The trilogy about travel that started at Prada's runway on Sunday afternoon with a colourful raver-meets-luxury hiker mood and continued on Monday with Gucci's peculiar grown-ups travelling in time loops in extravagantly embellished clothes, closed yesterday morning with Giorgio Armani's collection, entitled "Crossing Borders".
Though he updated his silhouettes to appeal to a younger audience, Armani retained his minimalism, and opted for sensible travellers in unstructured jackets and wide-legged pants in soft fluid fabrics such as silk, linen and cotton. The emphasis on wide trousers and tight cropped jackets (that retained a workwear edge about them) had a bit of a vintage mood that harked back to a Chaplinesque sort of style, more or less forgotten in the age of skinny pants and silly skull shirts.

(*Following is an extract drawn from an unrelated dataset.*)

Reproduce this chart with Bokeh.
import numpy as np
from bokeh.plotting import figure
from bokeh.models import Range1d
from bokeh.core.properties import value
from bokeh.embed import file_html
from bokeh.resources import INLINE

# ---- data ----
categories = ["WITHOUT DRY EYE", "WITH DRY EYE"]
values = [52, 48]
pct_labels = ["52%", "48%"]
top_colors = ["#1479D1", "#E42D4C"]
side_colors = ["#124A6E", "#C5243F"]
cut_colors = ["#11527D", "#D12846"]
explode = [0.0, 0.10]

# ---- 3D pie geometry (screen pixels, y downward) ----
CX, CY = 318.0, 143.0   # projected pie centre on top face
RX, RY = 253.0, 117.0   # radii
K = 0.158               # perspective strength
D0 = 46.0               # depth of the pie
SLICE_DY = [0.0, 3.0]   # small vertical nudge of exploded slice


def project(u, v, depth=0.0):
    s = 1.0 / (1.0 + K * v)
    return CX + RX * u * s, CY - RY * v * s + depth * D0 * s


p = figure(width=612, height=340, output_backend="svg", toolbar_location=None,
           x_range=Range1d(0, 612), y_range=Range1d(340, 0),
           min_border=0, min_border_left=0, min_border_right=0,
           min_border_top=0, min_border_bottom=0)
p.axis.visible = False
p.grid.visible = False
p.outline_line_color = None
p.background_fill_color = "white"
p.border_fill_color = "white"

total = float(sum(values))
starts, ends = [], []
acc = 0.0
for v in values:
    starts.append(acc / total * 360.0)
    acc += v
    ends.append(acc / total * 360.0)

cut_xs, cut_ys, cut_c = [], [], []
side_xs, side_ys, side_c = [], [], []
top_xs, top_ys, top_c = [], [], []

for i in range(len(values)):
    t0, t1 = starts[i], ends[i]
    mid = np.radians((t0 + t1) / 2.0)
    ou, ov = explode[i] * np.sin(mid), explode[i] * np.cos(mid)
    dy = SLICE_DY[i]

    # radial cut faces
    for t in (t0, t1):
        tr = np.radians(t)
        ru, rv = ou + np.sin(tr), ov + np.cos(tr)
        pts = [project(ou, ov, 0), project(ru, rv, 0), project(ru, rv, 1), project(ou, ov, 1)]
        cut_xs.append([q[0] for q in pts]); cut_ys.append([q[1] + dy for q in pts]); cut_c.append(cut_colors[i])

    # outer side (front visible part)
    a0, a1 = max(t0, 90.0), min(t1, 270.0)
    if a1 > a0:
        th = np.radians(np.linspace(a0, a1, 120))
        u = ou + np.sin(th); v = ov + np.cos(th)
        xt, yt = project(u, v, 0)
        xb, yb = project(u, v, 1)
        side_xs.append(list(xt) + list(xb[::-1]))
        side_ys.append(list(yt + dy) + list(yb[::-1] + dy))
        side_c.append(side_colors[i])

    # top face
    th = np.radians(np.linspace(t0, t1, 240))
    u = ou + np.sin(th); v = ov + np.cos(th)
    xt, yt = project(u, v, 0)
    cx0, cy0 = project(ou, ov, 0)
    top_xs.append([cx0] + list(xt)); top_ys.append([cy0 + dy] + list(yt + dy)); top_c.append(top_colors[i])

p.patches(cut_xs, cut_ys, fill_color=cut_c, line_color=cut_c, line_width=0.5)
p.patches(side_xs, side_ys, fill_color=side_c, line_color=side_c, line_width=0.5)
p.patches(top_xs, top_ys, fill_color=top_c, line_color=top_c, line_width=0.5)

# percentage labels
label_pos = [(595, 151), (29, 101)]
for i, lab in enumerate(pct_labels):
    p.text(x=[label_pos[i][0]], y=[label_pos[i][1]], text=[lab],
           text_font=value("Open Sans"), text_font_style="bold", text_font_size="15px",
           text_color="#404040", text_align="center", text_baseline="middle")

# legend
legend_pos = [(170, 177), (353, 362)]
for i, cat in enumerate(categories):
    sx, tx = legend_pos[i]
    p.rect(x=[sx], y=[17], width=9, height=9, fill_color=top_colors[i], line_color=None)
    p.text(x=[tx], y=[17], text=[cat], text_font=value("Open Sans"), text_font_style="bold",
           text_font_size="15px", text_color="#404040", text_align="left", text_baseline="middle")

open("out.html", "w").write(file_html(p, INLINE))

But while on Giorgio Armani's runway men looked a bit like the luxurious version of Charlie Chaplin's vagabond, on Emporio Armani's another cinematic reference may have been established via the fingerprint T-Shirt that opened the show.
Fingerprint appeared here and there in the collection (that featured functional soft-shoulder jackets and cardigans and a wide range of trousers): at times they were employed in abstract configurations; they were blown up and turned into embroidered versions of the same graphics or formed three-dimensional ribbed motifs on zippered jackets. Armani used them to tackle the theme of identity and individuality from the double points of view of the designer and the wearer.

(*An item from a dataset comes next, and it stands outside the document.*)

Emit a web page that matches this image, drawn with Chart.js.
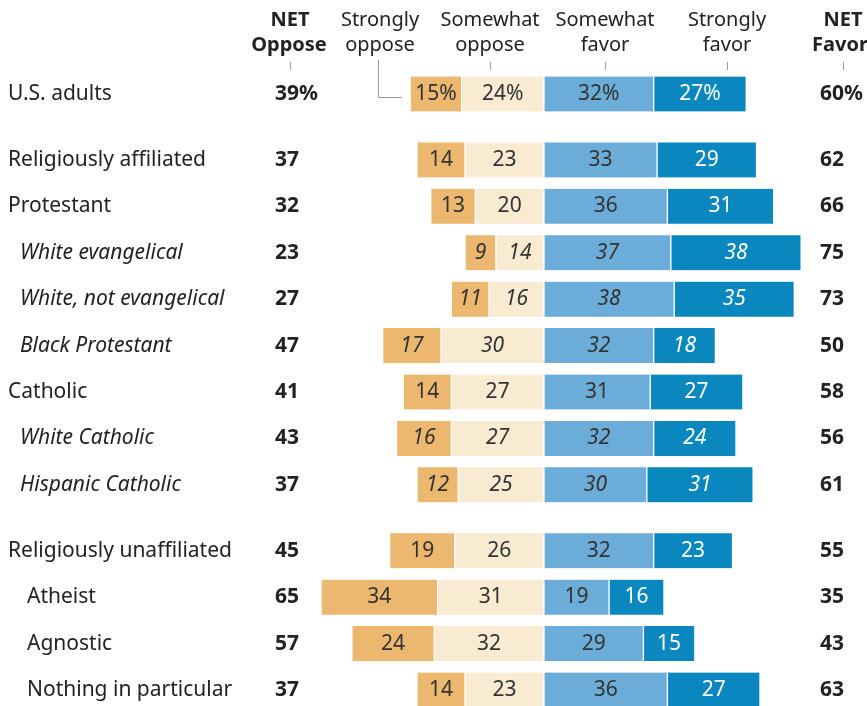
<!DOCTYPE html>
<html>
<head>
<meta charset="utf-8">
<script src="https://cdn.jsdelivr.net/npm/chart.js@4.4.1/dist/chart.umd.min.js"></script>
<style>
  body { margin: 0; background: #fff; }
  canvas { display: block; }
</style>
</head>
<body>
<canvas id="myChart" width="867" height="706"></canvas>
<script>
// rows, top to bottom
const rows = ['U.S. adults', 'Religiously affiliated', 'Protestant', 'White evangelical',
  'White, not evangelical', 'Black Protestant', 'Catholic', 'White Catholic',
  'Hispanic Catholic', 'Religiously unaffiliated', 'Atheist', 'Agnostic', 'Nothing in particular'];
// 0 = total, 1 = affiliated block, 2 = unaffiliated block
const groups = [0, 1, 1, 1, 1, 1, 1, 1, 1, 2, 2, 2, 2];
// 0 = plain, 1 = italic subgroup, 2 = plain subgroup
const rowKind = [0, 0, 0, 1, 1, 1, 0, 1, 1, 0, 2, 2, 2];

const stronglyOppose = [15, 14, 13, 9, 11, 17, 14, 16, 12, 19, 34, 24, 14];
const somewhatOppose = [24, 23, 20, 14, 16, 30, 27, 27, 25, 26, 31, 32, 23];
const somewhatFavor  = [32, 33, 36, 37, 38, 32, 31, 32, 30, 32, 19, 29, 36];
const stronglyFavor  = [27, 29, 31, 38, 35, 18, 27, 24, 31, 23, 16, 15, 27];
const netOppose = [39, 37, 32, 23, 27, 47, 41, 43, 37, 45, 65, 57, 37];
const netFavor  = [60, 62, 66, 75, 73, 50, 58, 56, 61, 55, 35, 43, 63];

const colors = ['#ecb86f', '#f9ead2', '#6badd8', '#0b87c0'];
const labelFont = '"Noto Sans", sans-serif';

// row position on the y axis: index plus a little extra space between blocks
const rowPos = rows.map((r, i) => i + groups[i] * 0.42);

function segs(i) {
  const a = stronglyOppose[i], b = somewhatOppose[i], c = somewhatFavor[i], d = stronglyFavor[i];
  return [[-(a + b), -b], [-b, 0], [0, c], [c, c + d]];
}
const seriesVals = [stronglyOppose, somewhatOppose, somewhatFavor, stronglyFavor];
const seriesNames = ['Strongly oppose', 'Somewhat oppose', 'Somewhat favor', 'Strongly favor'];

const datasets = seriesNames.map((name, k) => ({
  label: name,
  data: rows.map((r, i) => ({ x: segs(i)[k], y: rowPos[i] })),
  backgroundColor: colors[k],
  borderColor: '#fff',
  borderWidth: { left: 1, right: 1, top: 0, bottom: 0 },
  borderSkipped: false,
  barThickness: 35,
  grouped: false
}));

const textPlugin = {
  id: 'texts',
  afterDatasetsDraw(chart) {
    const ctx = chart.ctx;
    const xs = chart.scales.x, ys = chart.scales.y;
    ctx.save();
    ctx.textBaseline = 'middle';

    // headers
    ctx.fillStyle = '#222';
    ctx.textAlign = 'center';
    ctx.font = 'bold 20px ' + labelFont;
    ctx.fillText('NET', 290, 20);
    ctx.fillText('Oppose', 289, 45);
    ctx.fillText('NET', 843, 20);
    ctx.fillText('Favor', 840, 45);
    ctx.font = '20px ' + labelFont;
    ctx.fillText('Strongly', 380, 20);
    ctx.fillText('oppose', 380, 45);
    ctx.fillText('Somewhat', 490, 20);
    ctx.fillText('oppose', 490, 45);
    ctx.fillText('Somewhat', 605, 20);
    ctx.fillText('favor', 605, 45);
    ctx.fillText('Strongly', 727, 20);
    ctx.fillText('favor', 727, 45);

    // small tick marks and the leader line
    ctx.strokeStyle = '#999';
    ctx.lineWidth = 1;
    [290, 490, 605, 727, 843].forEach(x => {
      ctx.beginPath(); ctx.moveTo(x + 0.5, 62); ctx.lineTo(x + 0.5, 70); ctx.stroke();
    });
    ctx.beginPath();
    ctx.moveTo(378.5, 60); ctx.lineTo(378.5, 97.5); ctx.lineTo(402, 97.5); ctx.stroke();

    rows.forEach((r, i) => {
      const y = ys.getPixelForValue(rowPos[i]);
      const kind = rowKind[i];
      const it = kind === 1 ? 'italic ' : '';
      // row label
      ctx.textAlign = 'left';
      ctx.fillStyle = '#222';
      ctx.font = it + '21px ' + labelFont;
      ctx.fillText(r, kind === 0 ? 8 : (kind === 1 ? 20 : 27), y);
      // net columns
      const pct = i === 0 ? '%' : '';
      ctx.font = 'bold 21px ' + labelFont;
      ctx.fillText(netOppose[i] + pct, 275, y);
      ctx.fillText(netFavor[i] + pct, 820, y);
      // values inside the bars
      ctx.textAlign = 'center';
      ctx.font = it + '21px ' + labelFont;
      segs(i).forEach((s, k) => {
        const cx = xs.getPixelForValue((s[0] + s[1]) / 2);
        ctx.fillStyle = k === 3 ? '#fff' : '#333';
        ctx.fillText(seriesVals[k][i] + pct, cx, y);
      });
    });
    ctx.restore();
  }
};

new Chart(document.getElementById('myChart'), {
  type: 'bar',
  data: { datasets },
  options: {
    indexAxis: 'y',
    responsive: false,
    animation: false,
    layout: { padding: 0 },
    scales: {
      x: { type: 'linear', min: -158.6, max: 94.2, display: false, offset: false },
      y: { type: 'linear', reverse: true, min: -2.026, max: 13.185, display: false, offset: false }
    },
    plugins: { legend: { display: false }, tooltip: { enabled: false } }
  },
  plugins: [textPlugin]
});
</script>
</body>
</html>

In this identity game two films came to mind, Wim Wenders' Notebook on Cities and Clothes with that incipit in which the director wondered what is identity ("'Identity' … of a person, of a thing, of a place. 'Identity'. The word itself gives me shivers. It rings of calm, comfort, contentedness. What is it, identity? To know where you belong? To know your self worth? To know who you are? How do you recognise identity? We are creating an image of ourselves, We are attempting to resemble this image…Is that what we call identity?") and the fingerprint shots in Elio Petri's Investigation of a Citizen Above Suspicion (Indagine su un cittadino al di sopra di ogni sospetto, 1970).
In the film Gian Maria Volonté plays the role of a police inspector who kills his mistress and paradoxically plants clues that lead to him, because he knows he can get away with it, being "above suspicion". The film at the time broke many taboos, exploring the nation's fascist legacy, showing a policeman in the role of a murderer, and dealing with the repressions put into practice by the police force.
In his collection Armani wasn't certainly breaking any taboos, or playing with such themes, though he was maybe trying to react to the current trend for over-embellished and over-decorated pieces that scream "look at me", reshifting the attention towards practical designs that constitute an investment rather than a trend and that can be adopted by men of different ages (compared to designs featured in many of the most pumped up collections out there, mainly geared towards young audiences).
Yet there is an interesting connection between fashion and repression as portrayed in Petri's film: the main character in Indagine is a split personality, a guilty man playing at being innocent, and the fashion industry loves duality and split personalities, after all, it preaches individuality but it essentially prompts people to conform, creating a fascist army.
As Paris menswear starts today it will be the turn of other brands and fashion houses to present their reinvented and revised identities for the next season, though you wonder if, after a reduced and rather weak Milanese menswear week and more earthquakes in the fashion calendars, it wouldn't be better to keep your own identity rather than buying into a fake one suggested by the fashion industry.